Galai asked Moretti what VICE’s biggest story was.

“I think the original story on North Korea, stuff on Liberia and the documentary on Iraq were all big hits. A lot of the verticals exist to kickback funds for the mother brand so we can create more documentaries. The A1 content stories are the ones that create the audience for us,” he said.

Galai brought up the question of using a paywall—using Netflix and traditional newspapers on the digital space as examples.

Bercovici thought that for the Forbes brand, a paywall would not be work as it would be “antithetical to our brand.” However, Moretti had a different view. “I’m definitely looking at it as an option for the future. For us to be creating this kind of quality product, it’s a herculean feat. If we had the option of offsetting the price, we could downsize some of the verticals and focus on our documentaries. I’m happily behind paywalls,” he said.

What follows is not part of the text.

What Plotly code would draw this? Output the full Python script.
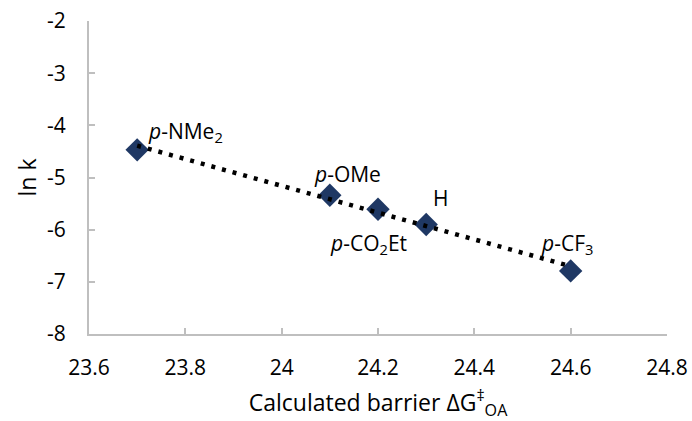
import numpy as np
import plotly.graph_objects as go

barrier = [23.7, 24.1, 24.2, 24.3, 24.6]
lnk = [-4.47, -5.34, -5.61, -5.90, -6.79]
labels = ["<i>p</i>-NMe<sub>2</sub>", "<i>p</i>-OMe", "<i>p</i>-CO<sub>2</sub>Et", "H", "<i>p</i>-CF<sub>3</sub>"]
label_dx = [9, -18, -50, 5, -32]
label_dy = [18, 21, -35, 26, 27]
x_ticks = [23.6, 23.8, 24.0, 24.2, 24.4, 24.6, 24.8]
x_ticktext = ["23.6", "23.8", "24", "24.2", "24.4", "24.6", "24.8"]
y_ticks = [-8, -7, -6, -5, -4, -3, -2]
y_ticktext = ["-8", "-7", "-6", "-5", "-4", "-3", "-2"]

FONT = "Open Sans, Liberation Sans, sans-serif"
fig = go.Figure()

coef = np.polyfit(barrier, lnk, 1)
tx = [min(barrier), max(barrier)]
ty = list(np.polyval(coef, tx))
fig.add_trace(go.Scatter(x=barrier, y=lnk, mode="markers",
                         marker=dict(symbol="diamond", size=18, color="#1f3864"),
                         showlegend=False, cliponaxis=False))
fig.add_trace(go.Scatter(x=tx, y=ty, mode="lines",
                         line=dict(color="black", width=4.5, dash="4px,7px"),
                         showlegend=False))

for x, y, t, dx, dy in zip(barrier, lnk, labels, label_dx, label_dy):
    fig.add_annotation(x=x, y=y, text=t, showarrow=False, xanchor="left", yanchor="middle",
                       xshift=dx, yshift=dy,
                       font=dict(family=FONT, size=21, color="black"))

axis_common = dict(showline=True, linecolor="#bfbfbf", linewidth=2, ticks="inside",
                   ticklen=6, tickcolor="#bfbfbf", tickwidth=2, showgrid=False,
                   zeroline=False, automargin=False,
                   tickfont=dict(family=FONT, size=21, color="black"))
fig.update_xaxes(range=[23.6, 24.8], tickvals=x_ticks, ticktext=x_ticktext,
                 ticklabelstandoff=14,
                 title=dict(text="Calculated barrier ΔG<sup>‡</sup><sub>OA</sub>",
                            font=dict(family=FONT, size=23, color="black"), standoff=15),
                 **axis_common)
fig.update_yaxes(range=[-8, -2], tickvals=y_ticks, ticktext=y_ticktext, ticklabelstandoff=17,
                 title=dict(text="ln k", font=dict(family=FONT, size=23, color="black"), standoff=4),
                 **axis_common)
fig.update_layout(width=692, height=421, margin=dict(l=89, r=25, t=21, b=87),
                  plot_bgcolor="white", paper_bgcolor="white")
fig.write_html("out.html", config={"displayModeBar": False},
               post_script="document.body.style.margin='0';document.body.style.overflow='hidden';")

Galai directed a question at Warren. “You’re not in the news business, but what do you think about paywalls—how do they work for monetized news?” he asked. Warren answered that paywalls work to hold up the newspaper. “It’s doing it very effectively,” he said.

“The internet is wrong,” Moretti declared. “There was a paid service model—AOL was a subscription model—and content was free. It’s got to change. There has to be a new model,” he said.

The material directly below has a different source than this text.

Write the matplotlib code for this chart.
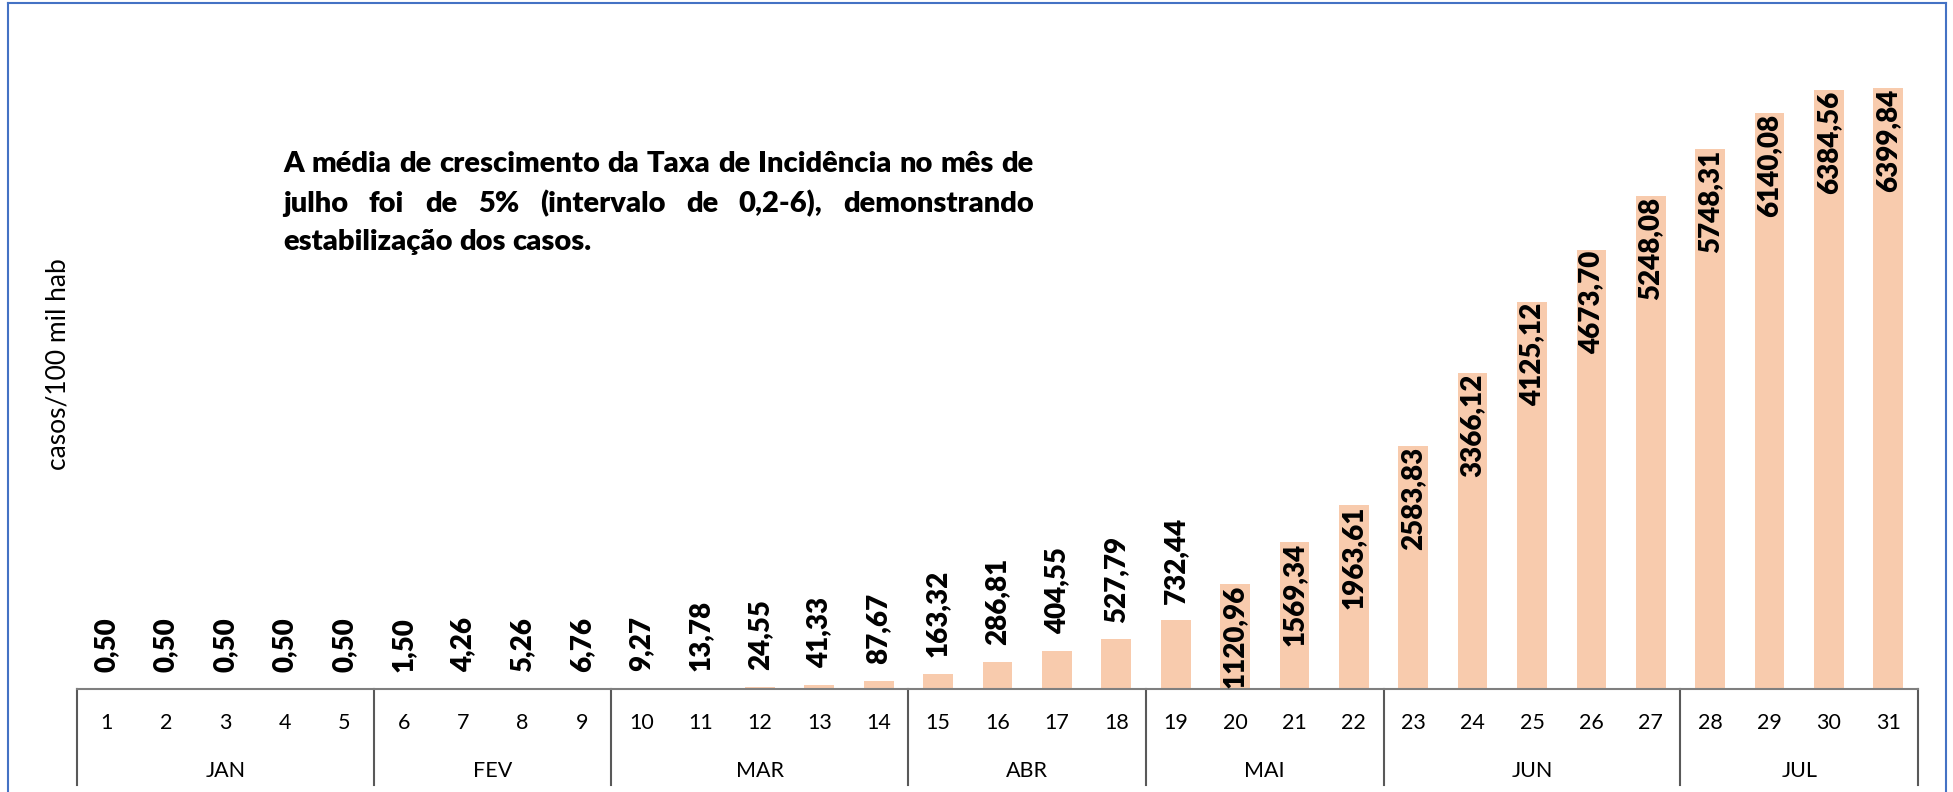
import matplotlib
matplotlib.use("Agg")
import matplotlib.pyplot as plt
from matplotlib.lines import Line2D

plt.rcParams['font.family'] = ['Lato', 'DejaVu Sans']

# dados
semanas = [str(i) for i in range(1, 32)]
taxa = [0.50, 0.50, 0.50, 0.50, 0.50, 1.50, 4.26, 5.26, 6.76, 9.27, 13.78,
        24.55, 41.33, 87.67, 163.32, 286.81, 404.55, 527.79, 732.44, 1120.96,
        1569.34, 1963.61, 2583.83, 3366.12, 4125.12, 4673.70, 5248.08,
        5748.31, 6140.08, 6384.56, 6399.84]
meses = ['JAN', 'FEV', 'MAR', 'ABR', 'MAI', 'JUN', 'JUL']
semanas_por_mes = [5, 4, 5, 4, 4, 5, 4]

texto = ["A média de crescimento da Taxa de Incidência no mês de",
         "julho foi de 5% (intervalo de 0,2-6), demonstrando",
         "estabilização dos casos."]

W, H = 1953, 792
fig = plt.figure(figsize=(W / 100, H / 100), dpi=100)
ax = fig.add_axes([77 / W, 1 - 689 / H, 1841 / W, 657 / H])

x = list(range(len(taxa)))
bars = ax.bar(x, taxa, width=0.5, color='#F8CBAD', zorder=2)
ax.set_xlim(-0.5, len(taxa) - 0.5)
ax.set_ylim(0, 7000)

# rotulos de dados (dentro da barra quando cabe)
for i, v in enumerate(taxa):
    lab = f"{v:.2f}".replace('.', ',')
    if v > 1000:
        ax.annotate(lab, (i, v), xytext=(0, -0.5), textcoords='offset points',
                    rotation=90, ha='center', va='top', fontsize=20,
                    fontweight=800)
    else:
        ax.annotate(lab, (i, v), xytext=(0, 12), textcoords='offset points',
                    rotation=90, ha='center', va='bottom', fontsize=20,
                    fontweight=800)

for s in ['top', 'right', 'left']:
    ax.spines[s].set_visible(False)
ax.spines['bottom'].set_color('#7f7f7f')
ax.spines['bottom'].set_linewidth(1.5)
ax.set_yticks([])
ax.set_xticks([])

# eixo de categorias em dois niveis
trans = ax.get_xaxis_transform()
for i, s in enumerate(semanas):
    ax.text(i, -0.052, s, transform=trans, ha='center', va='center',
            fontsize=15.5)
pos = -0.5
ax.plot([pos, pos], [0, -0.146], transform=trans, color='#595959', lw=1.5,
        clip_on=False)
for m, n in zip(meses, semanas_por_mes):
    ax.text(pos + n / 2, -0.125, m, transform=trans, ha='center',
            va='center', fontsize=15.5)
    pos += n
    ax.plot([pos, pos], [0, -0.146], transform=trans, color='#595959',
            lw=1.5, clip_on=False)

fig.text(58 / W, 1 - 364 / H, 'casos/100 mil hab', rotation=90,
         ha='center', va='center', fontsize=19)

# texto justificado
fig.canvas.draw()
r = fig.canvas.get_renderer()
x0, x1 = 283, 1034
baselines = [172, 212, 250]


def largura(s, fs):
    t = fig.text(0, 0, s, fontsize=fs, fontweight=800)
    w = t.get_window_extent(r).width
    t.remove()
    return w


fs = 10 * (x1 - x0 - 6) / largura(texto[0], 10)
esp = largura('a a', fs) - largura('aa', fs)
for k, linha in enumerate(texto):
    palavras = linha.split()
    ws = [largura(p, fs) for p in palavras]
    if k < len(texto) - 1:
        gap = (x1 - x0 - sum(ws)) / (len(palavras) - 1)
    else:
        gap = esp
    xp = x0
    for p, w in zip(palavras, ws):
        fig.text(xp / W, 1 - baselines[k] / H, p, fontsize=fs,
                 fontweight=800, ha='left', va='baseline')
        xp += w + gap

# borda azul
cor = '#4472C4'
fig.add_artist(Line2D([8 / W, 8 / W], [0, 1 - 3 / H], color=cor, lw=1.5))
fig.add_artist(Line2D([8 / W, 1946 / W], [1 - 3 / H, 1 - 3 / H], color=cor, lw=1.5))
fig.add_artist(Line2D([1946 / W, 1946 / W], [0, 1 - 3 / H], color=cor, lw=1.5))

fig.savefig('out.png', dpi=100)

Galai asked if anyone monitored metrics for their websites, much to the audience’s delight.

Bercovici conceded that they knew it better than most of the news organizations. Warren said that the trick for media organizations is to understand its responsibilities to perform its duties and maintain their brand.

“It’s important for entertainment brands to not fall into metrics because they’ll create the same content all the time. At the end of the day, the only way to create brand-generated content is with CPM. You need to give your advertisers scorecards. I’d hate to see a day when we have to do that,” Moretti said.

“Regarding affiliate links, I believe that we could absolutely do that,” Bercovici said. “I don’t know if we do that already and I think that we have a bit of content that can fit in with affiliate links. The best thing about commerce content is that it gives value to vendors, readers and the brand.”

“As brands become more and more like publishers, are brands becoming agencies?” Galai asked.

“David Darr said VICE is the best post-agency model. We had to hybridize our company, but we’re a media organization with specialties that’s bumping up audience and content. Some see us as doing something great, some see us as a threat. We just want to make content,” Moretti said.

“I think publishers, to compete with agencies is basically Wikipedia with our hands tied behind our backs. It works—it scales for agencies because they have clients. Besides, the editorial side is not supposed to talk to advertisers,” Bercovici said.